§ Prompt
From the records below, pull each line that has "draw".

§ Listed records

------------------------------------------------------------

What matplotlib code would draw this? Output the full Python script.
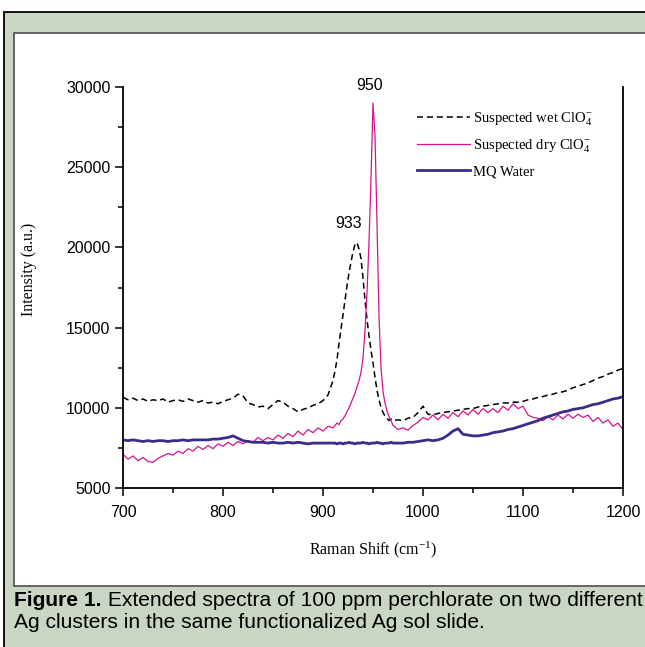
import numpy as np
import matplotlib
matplotlib.use("Agg")
import matplotlib.pyplot as plt
from matplotlib.patches import Rectangle

plt.rcParams['font.family'] = ['Liberation Sans', 'DejaVu Sans']
plt.rcParams['mathtext.fontset'] = 'custom'
plt.rcParams['mathtext.rm'] = 'Liberation Serif'
plt.rcParams['mathtext.it'] = 'Liberation Serif:italic'

# Raman shift sampling (cm-1): coarse baseline, finer around the peaks
shift = np.concatenate([np.arange(700, 911, 5), np.arange(912, 969, 2), np.arange(970, 1201, 5)])

wet = [
    # 700 - 910
    10650, 10500, 10600, 10450, 10550, 10400, 10500, 10450, 10550, 10350,
    10450, 10500, 10400, 10550, 10450, 10350, 10450, 10300, 10350, 10250,
    10400, 10500, 10600, 10850, 10750, 10300, 10200, 10050, 10100, 9950,
    10200, 10450, 10350, 10100, 9950, 9750, 9900, 10000, 10150, 10250,
    10450, 10800, 11700,
    # 912 - 968
    12300, 13000, 14000, 14900, 15800, 16700, 17600, 18400, 19100, 19700,
    20200, 20300, 19900, 19300, 18100, 16700, 15500, 14500, 13600, 12800,
    11900, 11100, 10500, 10050, 9700, 9500, 9350, 9200, 9300,
    # 970 - 1200
    9200, 9250, 9200, 9350, 9400, 9700, 10100, 9600, 9550, 9650,
    9700, 9750, 9800, 9850, 9900, 9950, 9950, 10050, 10100, 10150,
    10200, 10250, 10300, 10300, 10350, 10350, 10400, 10500, 10550, 10650,
    10700, 10800, 10850, 10950, 11000, 11100, 11250, 11350, 11450, 11550,
    11700, 11850, 11950, 12100, 12200, 12350, 12450,
]

dry = [
    # 700 - 910
    7100, 6800, 7000, 6700, 6900, 6650, 6600, 6850, 7000, 7150,
    7050, 7300, 7150, 7450, 7300, 7600, 7400, 7650, 7450, 7750,
    7600, 7850, 7650, 7900, 7750, 7950, 7850, 8150, 7950, 8150,
    8000, 8300, 8100, 8400, 8200, 8550, 8300, 8650, 8450, 8750,
    8550, 8850, 8750,
    # 912 - 968
    8900, 9050, 8950, 9200, 9300, 9500, 9750, 10000, 10300, 10600,
    10900, 11300, 11700, 12200, 13100, 14800, 17200, 20300, 24300, 29000,
    27000, 21500, 15700, 12500, 11000, 10300, 9800, 9450, 9200,
    # 970 - 1200
    8900, 8650, 8750, 8600, 8900, 9100, 9400, 9250, 9550, 9250,
    9600, 9350, 9700, 9450, 9800, 9550, 9900, 9600, 9950, 9700,
    9950, 9700, 10100, 9850, 10250, 9950, 10100, 9550, 9400, 9350,
    9200, 9450, 9250, 9550, 9300, 9600, 9350, 9600, 9400, 9550,
    9150, 9400, 9050, 9250, 8850, 9050, 8650,
]

water = [
    # 700 - 910
    8000, 7950, 8000, 7950, 7900, 7950, 7900, 7950, 7950, 7900,
    7950, 7950, 8000, 7950, 8000, 8000, 8000, 8000, 8050, 8050,
    8100, 8150, 8250, 8100, 7950, 7900, 7850, 7850, 7850, 7800,
    7850, 7800, 7800, 7850, 7800, 7850, 7800, 7750, 7800, 7800,
    7800, 7800, 7800,
    # 912 - 968
    7800, 7750, 7800, 7800, 7750, 7800, 7800, 7850, 7800, 7800,
    7750, 7800, 7800, 7800, 7850, 7800, 7800, 7750, 7800, 7800,
    7800, 7850, 7800, 7800, 7750, 7800, 7800, 7800, 7850,
    # 970 - 1200
    7800, 7800, 7800, 7850, 7850, 7900, 7950, 8000, 7950, 8000,
    8100, 8300, 8550, 8700, 8350, 8300, 8250, 8250, 8300, 8350,
    8450, 8500, 8550, 8650, 8700, 8800, 8900, 9000, 9100, 9200,
    9350, 9450, 9550, 9650, 9750, 9800, 9900, 9950, 10000, 10100,
    10200, 10250, 10350, 10450, 10550, 10600, 10700,
]

peak_labels = ['933', '950']
peak_pos = [(926, 21500), (947, 30100)]

fig = plt.figure(figsize=(6.45, 6.47), dpi=100)

# page frame: green border panel with white inner panel
fig.patches.append(Rectangle((4 / 645, -0.05), 1.1, 1 - 12 / 647 + 0.05, transform=fig.transFigure,
                             facecolor='#cad6c4', edgecolor='black', linewidth=1.3, zorder=-2))
fig.patches.append(Rectangle((14 / 645, 1 - 586 / 647), 1.1, (586 - 33) / 647, transform=fig.transFigure,
                             facecolor='white', edgecolor='#5a5a5a', linewidth=1.3, zorder=-1))

ax = fig.add_axes([123 / 645, 1 - 488 / 647, 500 / 645, 401 / 647])
ax.set_zorder(1)
ax.patch.set_alpha(0)

ax.plot(shift, wet, color='black', lw=1.1, linestyle=(0, (4, 2.5)), label='Suspected wet ClO$_4^{-}$')
ax.plot(shift, dry, color='#d4148c', lw=0.9, label='Suspected dry ClO$_4^{-}$')
ax.plot(shift, water, color='#3b2c8c', lw=2.0, label='MQ Water')

for txt, (px, py) in zip(peak_labels, peak_pos):
    ax.text(px, py, txt, ha='center', va='center', fontsize=11.5)

ax.set_xlim(700, 1200)
ax.set_ylim(5000, 30000)
ax.set_xticks([700, 800, 900, 1000, 1100, 1200])
ax.set_xticks(np.arange(750, 1200, 100), minor=True)
ax.set_yticks([5000, 10000, 15000, 20000, 25000, 30000])
ax.set_yticks(np.arange(7500, 30000, 5000), minor=True)
ax.tick_params(which='major', length=6, width=1.1, labelsize=11.5)
ax.tick_params(which='minor', length=3.3, width=1.1)
ax.tick_params(axis='y', which='major', pad=3)
ax.tick_params(axis='x', which='major', pad=6)
ax.spines['top'].set_visible(False)
for s in ['left', 'bottom', 'right']:
    ax.spines[s].set_linewidth(1.3)

ax.set_xlabel('Raman Shift (cm$^{-1}$)', family='Liberation Serif', fontsize=11.5)
ax.set_ylabel('Intensity (a.u.)', family='Liberation Serif', fontsize=11.5)
ax.xaxis.set_label_coords(0.5, -0.128)
ax.yaxis.set_label_coords(-0.172, 0.545)

ax.legend(loc='upper left', bbox_to_anchor=(0.562, 0.975), frameon=False, handlelength=3.6,
          handletextpad=0.2, labelspacing=0.68, prop={'family': 'Liberation Serif', 'size': 10.5})

# caption
cap = fig.text(14 / 645, 1 - 606 / 647, 'Figure 1.', fontsize=15.1, fontweight='bold', va='baseline')
fig.canvas.draw()
bb = cap.get_window_extent()
fig.text(bb.x1 / fig.bbox.width, 1 - 606 / 647,
         ' Extended spectra of 100 ppm perchlorate on two different', fontsize=15.1, va='baseline')
fig.text(14 / 645, 1 - 628 / 647, 'Ag clusters in the same functionalized Ag sol slide.', fontsize=15.1,
         va='baseline')

fig.savefig('out.png', dpi=100)
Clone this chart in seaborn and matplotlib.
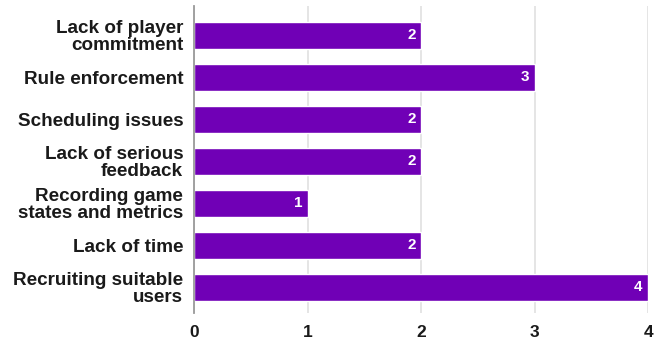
import matplotlib
matplotlib.use("Agg")
import matplotlib.pyplot as plt
import seaborn as sns
import pandas as pd

categories = [
    "Lack of player\ncommitment",
    "Rule enforcement",
    "Scheduling issues",
    "Lack of serious\nfeedback",
    "Recording game\nstates and metrics",
    "Lack of time",
    "Recruiting suitable\nusers",
]
counts = [2, 3, 2, 2, 1, 2, 4]
x_ticks = [0, 1, 2, 3, 4]

bar_color = "#7000B6"

sns.set_theme(style="white")
plt.rcParams["font.family"] = ["Liberation Sans", "DejaVu Sans"]

df = pd.DataFrame({"challenge": categories, "count": counts})

fig = plt.figure(figsize=(6.64, 3.45), dpi=100)
ax = fig.add_axes([0.2926, 0.0928, 0.6838, 0.8898])

sns.barplot(data=df, x="count", y="challenge", orient="h", color=bar_color,
            saturation=1, width=0.655, ax=ax, zorder=3)

ax.set_xlim(0, 4)
ax.set_ylim(6.61, -0.70)
ax.set_xticks(x_ticks)
ax.set_xticklabels([str(t) for t in x_ticks], fontsize=12.5, fontweight="bold",
                   color="#1a1a1a")
ax.set_yticks(range(len(categories)))
ax.set_yticklabels(categories, fontsize=13.6, fontweight="bold",
                   color="#1a1a1a", linespacing=0.98)
ax.tick_params(axis="x", length=0, pad=9)
ax.tick_params(axis="y", length=0, pad=8)
ax.set_xlabel("")
ax.set_ylabel("")

ax.grid(axis="x", color="#e0e0e0", linewidth=1.2, zorder=0)
ax.grid(axis="y", visible=False)
for side in ["top", "right", "bottom"]:
    ax.spines[side].set_visible(False)
ax.spines["left"].set_color("#9a9a9a")
ax.spines["left"].set_linewidth(1.3)
ax.spines["left"].set_zorder(4)

for patch in ax.patches:
    patch.set_clip_on(False)

for i, v in enumerate(counts):
    ax.text(v - 0.05, i, str(v), ha="right", va="center", color="white",
            fontsize=11, fontweight="bold", zorder=5)

fig.savefig("out.png", dpi=100)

------------------------------------------------------------

§ Result
What matplotlib code would draw this? Output the full Python script.
fig.canvas.draw()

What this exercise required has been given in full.